Here is the 2013 Cannondale Dealerbook Issuu - CsgAustralia's Profile


----------



## mik_git (Jul 27, 2012)

sorry ignoring the 'dales... still loving the GT xizang and the edge!!!


----------



## maxcap (Jul 24, 2012)

Have they gone with Shimano-only for the CAAD10? I'm sure I saw a SRAM setup photo somewhere, but it's not in the catalog...


----------



## CAADEL (Jul 23, 2011)

maxcap said:


> Have they gone with Shimano-only for the CAAD10? I'm sure I saw a SRAM setup photo somewhere, but it's not in the catalog...
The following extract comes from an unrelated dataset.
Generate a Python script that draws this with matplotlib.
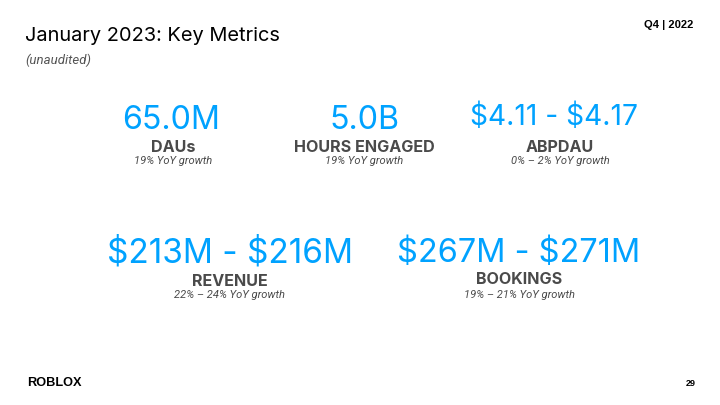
import matplotlib.pyplot as plt

# slide content
values = ['65.0M', '5.0B', '$4.11 - $4.17', '$213M - $216M', '$267M - $271M']
metrics = ['DAUs', 'HOURS ENGAGED', 'ABPDAU', 'REVENUE', 'BOOKINGS']
growth = ['19% YoY growth', '19% YoY growth', '0% \u2013 2% YoY growth',
          '22% \u2013 24% YoY growth', '19% \u2013 21% YoY growth']

# pixel layout: x centers and baselines
x_val = [171, 364, 554.5, 230, 518.5]
x_lab = [173, 364, 560, 230, 519.5]
val_size = [23.2, 23.2, 20.3, 24, 23.4]
y_val = [129, 129, 125, 262, 262]
y_met = [152, 152, 152, 286, 284]
y_gro = [164.5, 164.5, 164.5, 298.5, 297.5]

W, H = 720, 405
BLUE = '#00a2ff'
GRAY = '#4a4a4a'

fig = plt.figure(figsize=(7.2, 4.05), dpi=100)
fig.patch.set_facecolor('white')

def px(x, y):
    return x / W, 1 - y / H

fig.text(*px(25, 41), 'January 2023: Key Metrics', fontsize=14.4, family='Inter',
         color='black', ha='left', va='baseline')
fig.text(*px(25, 64.5), '(unaudited)', fontsize=9.5, family='Roboto', style='italic',
         color='#555555', ha='left', va='baseline')
fig.text(*px(693, 28), 'Q4 | 2022', fontsize=8, family='Liberation Sans', weight='bold',
         color='black', ha='right', va='baseline')

for i in range(len(values)):
    fig.text(*px(x_val[i], y_val[i]), values[i], fontsize=val_size[i], family='Inter',
             color=BLUE, ha='center', va='baseline', parse_math=False)
    fig.text(*px(x_lab[i], y_met[i]), metrics[i], fontsize=11.6, family='Inter', weight='bold',
             color=GRAY, ha='center', va='baseline')
    fig.text(*px(x_lab[i], y_gro[i]), growth[i], fontsize=8, family='Roboto', style='italic',
             color='#4a4a4a', ha='center', va='baseline', parse_math=False)

fig.text(*px(27, 386), 'ROBLOX', fontsize=9.2, family='Liberation Sans', weight='heavy',
         color='black', ha='left', va='baseline')
fig.text(*px(696, 385.5), '29', fontsize=6.5, family='Liberation Sans', weight='bold',
         color='black', ha='right', va='baseline')

fig.savefig('out.png', dpi=100, facecolor='white')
SRAM equipped CAAD10's are only available in the US of A.


----------



## maxcap (Jul 24, 2012)

Phew!


----------



## Jeno (Jul 21, 2012)

Yeah this is Australia unfortunately we don't get the selection that other countries get cannondale may loose out on some sales by not give us Aussies the choice of colours and selection of bikes!


----------



## ARPRINCE (Feb 12, 2011)

Jeno said:


> Yeah this is Australia unfortunately we don't get the selection that other countries get cannondale may loose out on some sales by not give us Aussies the choice of colours and selection of bikes!


You might not get all the selection but man....SALLY PEARSON is hot as hell (imho).


----------



## Jeno (Jul 21, 2012)

ARPRINCE said:


> You might not get all the selection but man....SALLY PEARSON is hot as hell (imho).


That's for sure she is pretty good. I have ordered a hi mod synapse but won't see it untill december possibly January in australia


----------



## EuroSVT (Sep 15, 2011)

ARPRINCE said:


> You might not get all the selection but man....SALLY PEARSON is hot as hell (imho).


Quoted for truth! Straya! :thumbsup:


----------



## Jeno (Jul 21, 2012)

Has any one got a 2013 hi-mod are they available in the usa yet?


----------



## jeff1964 (Jul 18, 2012)

Hi Mods are available now . Per my lbs .


----------